Let’s pause for a moment while we process that. This is a floral, sweet, clover-honey infused liquor, dark gold and sticky enough to cling to your fingers. Hang onto that, as we move forward.
Drinking Tennessee Honey is just as surprising. The good ol’ whisky flavor is in there, but it’s layered under an unmistakably bright, aromatic flavor. Not only is it surprisingly fresh, but it’s also as smooth as promised — even drinking it straight, there’s no clenching of teeth or clearing of throat to be done. It goes down very easy, dangerously so for a liqueur that’s still 35% ABV.
There’re differences elsewhere too, naturally.
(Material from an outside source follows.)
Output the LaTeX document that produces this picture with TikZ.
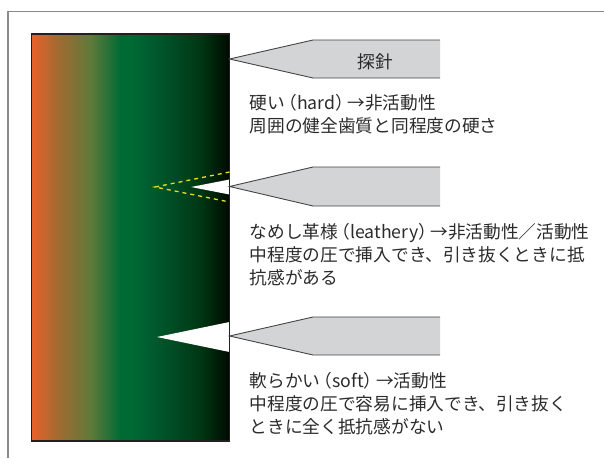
\documentclass[tikz,border=0pt]{standalone}
\usepackage{fontspec}
\newfontfamily\jpfont{Noto Sans CJK JP}
\definecolor{framegray}{HTML}{8A8A8A}
\definecolor{edgedark}{HTML}{231F20}
\definecolor{probefill}{HTML}{D3D4D6}
\definecolor{probeedge}{HTML}{454545}
\definecolor{marker}{HTML}{E6E01A}
\definecolor{textdark}{HTML}{2B2B2B}
\definecolor{dOrange}{HTML}{E9622A}
\definecolor{dBrown}{HTML}{A36A30}
\definecolor{dOlive}{HTML}{5E7A3A}
\definecolor{dGreen}{HTML}{006A35}
\definecolor{dMid}{HTML}{00542A}
\definecolor{dDeep}{HTML}{003512}
\definecolor{dBlack}{HTML}{000A00}
% dentin colour ramp, left (outer) to right (inner)
\pgfdeclarehorizontalshading{dentin}{100bp}{%
  color(0bp)=(dOrange); color(25bp)=(dOrange); color(31.5bp)=(dBrown);
  color(40bp)=(dOlive); color(47.5bp)=(dGreen); color(50bp)=(dGreen);
  color(58bp)=(dMid); color(68bp)=(dDeep); color(75bp)=(dBlack);
  color(100bp)=(dBlack)}
% tighter full-width parentheses
\newcommand{\lpar}{\kern-0.32em（}
\newcommand{\rpar}{）\kern-0.32em}
\begin{document}
\begin{tikzpicture}[x=1pt,y=-1pt,
  desc/.style={font=\jpfont\fontsize{17.7}{23}\selectfont, text=textdark,
    align=left, inner sep=0pt, anchor=base west},
  probebody/.style={fill=probefill},
  probeoutline/.style={draw=probeedge, line width=0.9pt, line join=miter},
  hole/.style={fill=white},
  trace/.style={draw=marker, line width=1.3pt, dash pattern=on 4pt off 4pt}]
\useasboundingbox (0,0) rectangle (604,458);

% outer frame
\draw[framegray, line width=1.1pt] (8,458) -- (8,11.5) -- (604,11.5);

% dentin block with probe holes
\shade[shading=dentin] (31.5,34) rectangle (229.5,441);
\fill[hole] (229.5,179.5) -- (191,187) -- (229.5,194.5) -- cycle;
\fill[hole] (229.5,322) -- (157,337) -- (229.5,352) -- cycle;
\draw[edgedark, line width=1.1pt] (31.5,34) rectangle (229.5,441);
\draw[trace] (229.5,172) -- (155,187) -- (229.5,202);

% probes
\foreach \t/\b in {40/78, 167/206, 317/355}{
  \fill[probebody] (229.5,{(\t+\b)/2}) -- (313,\t) -- (440,\t) -- (440,\b) -- (313,\b) -- cycle;
  \draw[probeoutline] (440,\t) -- (313,\t) -- (229.5,{(\t+\b)/2}) -- (313,\b) -- (440,\b);
}

\node[desc, anchor=center] (probe) at (375,62) {探針};

% descriptions, anchored at the baseline of their last line
\node[desc] (hard) at (249.5,132) {硬い\lpar hard\rpar →非活動性\\周囲の健全歯質と同程度の硬さ};
\node[desc] (leathery) at (249.5,284) {なめし革様\lpar leathery\rpar →非活動性／活動性\\中程度の圧で挿入でき、引き抜くときに抵\\抗感がある};
\node[desc] (soft) at (249.5,433) {軟らかい\lpar soft\rpar →活動性\\中程度の圧で容易に挿入でき、引き抜く\\ときに全く抵抗感がない};
\end{tikzpicture}
\end{document}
Tennessee Honey doesn’t bring the same fire in the belly (which is sometimes the entire point) of good ol’ Jack Daniels, nor does it mix well at all with the favorite standbys. In a glass of Coke, Honey is sugar against sugar; in most classic JD cocktails, Honey would be either crushed or fail to add the right kind of spice. If anything, Tennessee Honey is a full-octane St-Germain, calling for altogether a different approach.
Which brings me back to my original question — if Jack Daniels has become synonymous with hard liquor and the people who love it, how will they respond to something that smells like flowers, clover and bee-fresh honey? Is Sons of Anarchy going to feature an episode where one of the gang just can’t get the sweet taste of Tennessee Honey off his lips, and not have that result in a fatal beating?
Of course, the answer is no. Jack Daniels has done the exact opposite of Jack and Coke in a can; they’ve stretched their core product into a very different space, and produced something genuinely enjoyable in the pursuit. Tennessee Honey is still a serious liquor, but in a wholly different way — its flavor, character and application are distinct, even while its weight is still quite hefty.
Best of all, this is a drink perfectly timed, both for:
- Springtime, when people are eager and interested to drink sweet, strong things in even the faintest of warm sunlight, and
- Party season, where not only could Tennessee Honey have a broad appeal, but can actually become a conversation piece. Just watching someone work through their first experience with it is fun all by itself.
At $30 a bottle, Jack Daniels Tennessee Honey falls squarely into the price range of all the novelty liquors dropping this spring — but unlike many of them (good God, marshmallow flavored vokda?), this one has a lot to offer your liquor cabinet for the summer to come.
Rating: BUY! Good God, reward them for trying something different!